◆ TO BE DONE
Only the lines from the one containing "Clone this chart in matplotlib." through the one containing "from matplotlib.patches import Wedge" should be output, both ends included and exactly as they appear, minus any pictures.

◆ SUPPLIED RECORDS

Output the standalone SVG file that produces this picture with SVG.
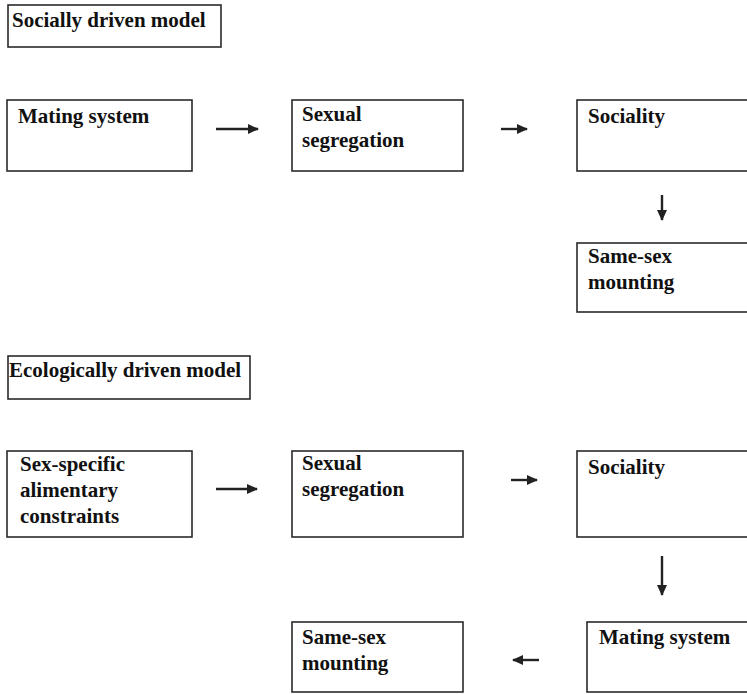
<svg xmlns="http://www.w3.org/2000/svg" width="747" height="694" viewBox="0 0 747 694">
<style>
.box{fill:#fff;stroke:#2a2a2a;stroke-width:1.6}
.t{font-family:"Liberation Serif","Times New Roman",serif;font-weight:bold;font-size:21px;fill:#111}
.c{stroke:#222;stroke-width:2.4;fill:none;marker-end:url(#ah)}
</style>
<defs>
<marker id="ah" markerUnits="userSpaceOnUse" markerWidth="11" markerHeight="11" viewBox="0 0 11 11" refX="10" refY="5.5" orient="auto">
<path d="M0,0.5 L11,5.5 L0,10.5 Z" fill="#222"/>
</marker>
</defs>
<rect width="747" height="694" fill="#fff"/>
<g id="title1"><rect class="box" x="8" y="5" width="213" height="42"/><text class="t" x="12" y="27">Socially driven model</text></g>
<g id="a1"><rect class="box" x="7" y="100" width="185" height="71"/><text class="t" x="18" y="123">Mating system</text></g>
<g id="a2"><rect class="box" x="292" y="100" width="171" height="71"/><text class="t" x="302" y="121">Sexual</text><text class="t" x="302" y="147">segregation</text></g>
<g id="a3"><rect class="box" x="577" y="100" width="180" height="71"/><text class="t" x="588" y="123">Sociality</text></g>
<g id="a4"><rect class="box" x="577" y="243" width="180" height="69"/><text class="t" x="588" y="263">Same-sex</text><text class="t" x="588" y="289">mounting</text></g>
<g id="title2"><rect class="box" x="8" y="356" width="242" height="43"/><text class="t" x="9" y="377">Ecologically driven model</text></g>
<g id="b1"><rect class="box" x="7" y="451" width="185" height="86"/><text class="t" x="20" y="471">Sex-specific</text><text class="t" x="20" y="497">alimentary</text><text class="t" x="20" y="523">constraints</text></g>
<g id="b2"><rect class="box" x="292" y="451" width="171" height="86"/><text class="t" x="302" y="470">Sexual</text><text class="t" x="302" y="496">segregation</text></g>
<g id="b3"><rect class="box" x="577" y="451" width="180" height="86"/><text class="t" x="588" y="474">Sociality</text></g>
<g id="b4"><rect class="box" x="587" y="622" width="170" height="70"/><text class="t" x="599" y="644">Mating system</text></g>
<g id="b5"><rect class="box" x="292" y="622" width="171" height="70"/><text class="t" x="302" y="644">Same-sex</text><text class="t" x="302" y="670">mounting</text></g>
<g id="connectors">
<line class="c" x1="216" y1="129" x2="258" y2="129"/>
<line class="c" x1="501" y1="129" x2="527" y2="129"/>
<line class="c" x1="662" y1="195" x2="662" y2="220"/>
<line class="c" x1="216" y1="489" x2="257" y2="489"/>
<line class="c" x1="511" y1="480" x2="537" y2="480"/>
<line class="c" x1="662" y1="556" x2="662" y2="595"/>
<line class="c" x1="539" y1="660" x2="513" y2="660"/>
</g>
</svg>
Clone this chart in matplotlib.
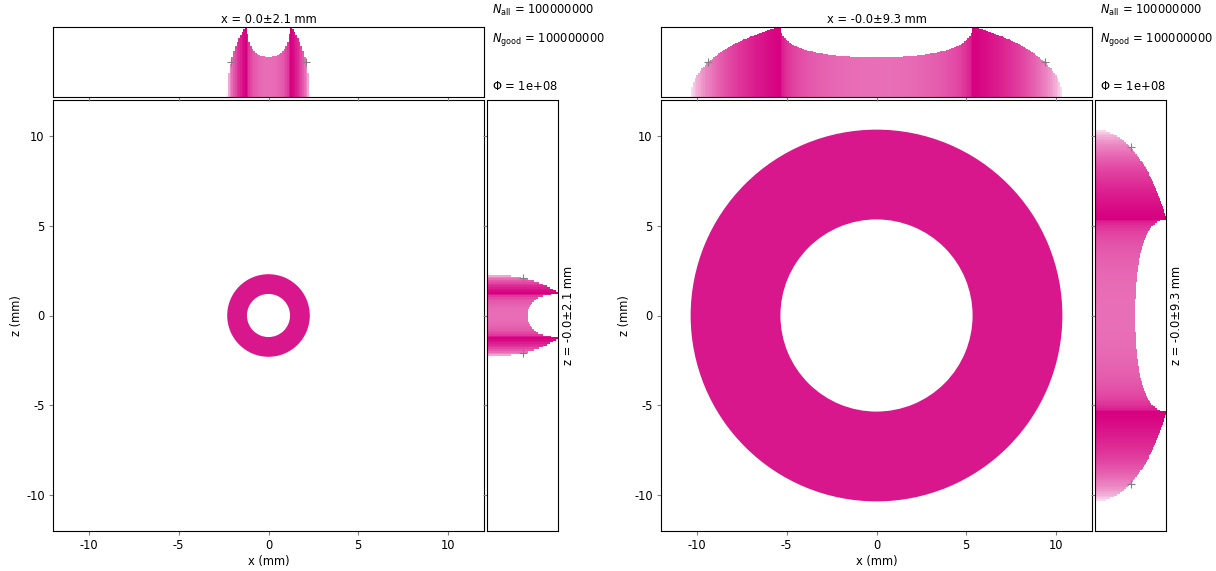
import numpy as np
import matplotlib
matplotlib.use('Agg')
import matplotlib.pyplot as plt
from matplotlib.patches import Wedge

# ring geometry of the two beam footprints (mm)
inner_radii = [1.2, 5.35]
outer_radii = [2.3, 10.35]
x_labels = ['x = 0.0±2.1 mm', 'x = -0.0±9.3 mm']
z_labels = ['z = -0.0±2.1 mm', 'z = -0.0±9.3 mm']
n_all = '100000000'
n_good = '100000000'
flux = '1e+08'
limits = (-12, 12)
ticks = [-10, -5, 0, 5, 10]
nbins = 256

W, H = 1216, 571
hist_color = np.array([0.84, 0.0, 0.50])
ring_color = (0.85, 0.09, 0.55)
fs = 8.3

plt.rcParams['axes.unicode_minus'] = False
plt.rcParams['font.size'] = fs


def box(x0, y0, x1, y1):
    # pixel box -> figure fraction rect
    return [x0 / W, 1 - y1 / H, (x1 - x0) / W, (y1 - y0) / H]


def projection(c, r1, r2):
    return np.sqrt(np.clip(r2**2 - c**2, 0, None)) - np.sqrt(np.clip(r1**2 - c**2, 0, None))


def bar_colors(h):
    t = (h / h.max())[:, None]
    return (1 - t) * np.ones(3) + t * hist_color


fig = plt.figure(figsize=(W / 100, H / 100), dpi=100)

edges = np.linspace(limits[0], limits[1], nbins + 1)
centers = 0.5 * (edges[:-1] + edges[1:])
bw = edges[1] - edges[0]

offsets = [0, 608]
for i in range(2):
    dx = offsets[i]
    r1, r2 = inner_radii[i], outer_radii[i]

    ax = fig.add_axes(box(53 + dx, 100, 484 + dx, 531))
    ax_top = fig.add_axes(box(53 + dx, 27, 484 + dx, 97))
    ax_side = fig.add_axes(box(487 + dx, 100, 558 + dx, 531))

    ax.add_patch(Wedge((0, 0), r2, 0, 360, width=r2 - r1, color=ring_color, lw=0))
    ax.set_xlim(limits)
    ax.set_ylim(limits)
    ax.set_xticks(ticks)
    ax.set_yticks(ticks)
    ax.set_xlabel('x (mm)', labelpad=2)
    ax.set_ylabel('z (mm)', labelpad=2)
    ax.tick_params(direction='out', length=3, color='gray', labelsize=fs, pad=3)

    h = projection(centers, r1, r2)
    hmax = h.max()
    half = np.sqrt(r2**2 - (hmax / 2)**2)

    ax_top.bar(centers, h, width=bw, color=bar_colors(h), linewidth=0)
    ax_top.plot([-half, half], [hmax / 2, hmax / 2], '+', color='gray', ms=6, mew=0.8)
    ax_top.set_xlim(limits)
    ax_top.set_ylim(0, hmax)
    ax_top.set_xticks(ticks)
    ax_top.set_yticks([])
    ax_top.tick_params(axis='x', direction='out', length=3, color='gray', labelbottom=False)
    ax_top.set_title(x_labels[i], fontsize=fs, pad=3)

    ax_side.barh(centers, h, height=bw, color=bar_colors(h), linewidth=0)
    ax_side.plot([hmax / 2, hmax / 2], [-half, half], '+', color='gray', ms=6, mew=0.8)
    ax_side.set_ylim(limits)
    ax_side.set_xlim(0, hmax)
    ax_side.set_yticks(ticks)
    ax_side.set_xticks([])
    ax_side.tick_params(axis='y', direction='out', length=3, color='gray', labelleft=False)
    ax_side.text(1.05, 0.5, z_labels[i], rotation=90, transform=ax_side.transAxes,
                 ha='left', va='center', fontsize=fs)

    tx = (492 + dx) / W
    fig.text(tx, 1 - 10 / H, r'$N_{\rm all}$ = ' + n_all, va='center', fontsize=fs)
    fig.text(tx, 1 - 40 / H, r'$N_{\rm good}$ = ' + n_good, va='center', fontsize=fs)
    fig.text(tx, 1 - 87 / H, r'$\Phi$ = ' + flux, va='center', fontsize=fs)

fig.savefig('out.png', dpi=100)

◆ SOLUTION TO THE PROBLEM
Clone this chart in matplotlib.
import numpy as np
import matplotlib
matplotlib.use('Agg')
import matplotlib.pyplot as plt
from matplotlib.patches import Wedge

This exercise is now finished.